# Grow Out Tank - was this a bad idea?



## frankrom (Jan 14, 2012)

Hey Guys,

I built a 10 gallon grow out tank... it is more like a little vivarium if anything. I put some plants, bromes etc in there. There is also a decent layer of leaf litter....

The issue i did not think of really was... when I put my froglet in here... I can no longer see or monitor him. I've been looking into the tank for a few days now and I cannot find him. There is a good amount of springtails and fruit flies in the tank... however like I said it makes monitoring him hard... actually near impossible. 

Is this a bad idea to put froglets in a tank like this??? I dont even know if he is alive anymore.

thx


----------



## Azurel (Aug 5, 2010)

I actually make all of my grow outs and holding tanks like that...I haven't had an issue doing it that way.


----------



## frankrom (Jan 14, 2012)

Azurel said:


> I actually make all of my grow outs and holding tanks like that...I haven't had an issue doing it that way.


How do you monitor your froglets???


----------



## Azurel (Aug 5, 2010)

frankrom said:


> How do you monitor your froglets???


Once they settle in they come out quite often as well when I feed springs or if they are big enough flies. I will also every so often pull them out to check their condition to make sure they have been putting on size and weight. 

I use 5g but have thought about using 10g with pums. I have had no issues or losses doing grow out tanks this way. It just seemed to me to give them better security then a grow out with paper towel and a few leaves...


----------



## Tinctoc (Sep 15, 2012)

Pothos is a wonderful plant for this purpose. It tolerates serious neglect and replenishes fast. Some may argue with me on this, but you can reuse it if you sanitize it in a mild (5%) bleach solution and rinse well.


----------



## Azurel (Aug 5, 2010)

Tinctoc said:


> Pothos is a wonderful plant for this purpose. It tolerates serious neglect and replenishes fast. Some may argue with me on this, but you can reuse it if you sanitize it in a mild (5%) bleach solution and rinse well.


Yup Pothos is one of my favorites to use in holding/growouts... Cheap and easy to grow. I don't reuse but you could.....


----------



## daryl34 (Feb 24, 2007)

they are not going to be out constantly , but rather in the leaf litter. looking for food. That is completely normal.

Daryl


----------



## Dendrobati (Jul 27, 2012)

I think your approach of giving them a comfortable environment is very well, but as you see, monitoring is very difficult. 

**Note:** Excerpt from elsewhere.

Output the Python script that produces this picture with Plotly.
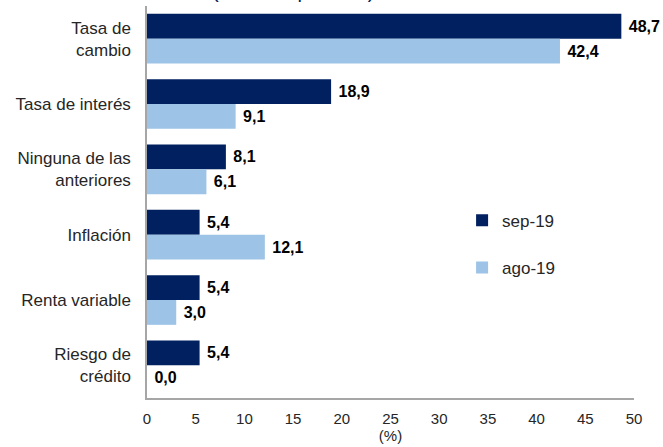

I do my grow outs in stages, all in 10 gallon tanks. 

1st stage is 1/2" of ABG and a moderate amount of leaf litter. I like this WAY better than paper towels, and I believe the frogs do too. I move the leaf litter around to check on them once in a while. They are easy to find. (I _almost_ never use paper towels, unless it's an extreme circumstance, like a very sick frog - even then I'll add a few leaves).

2nd stage, once they get some good size, around 2 months old, I'll add more leaf litter and some small plants. 

3rd stage, a more robust 10 gallon tank with plants and broms, much like a long term home, just on a smaller scale and no background. I find this is a good intermediary step before going in a large tank. 

I through away substrate and leaf littler but move the plants to their tanks or clean and reuse.


----------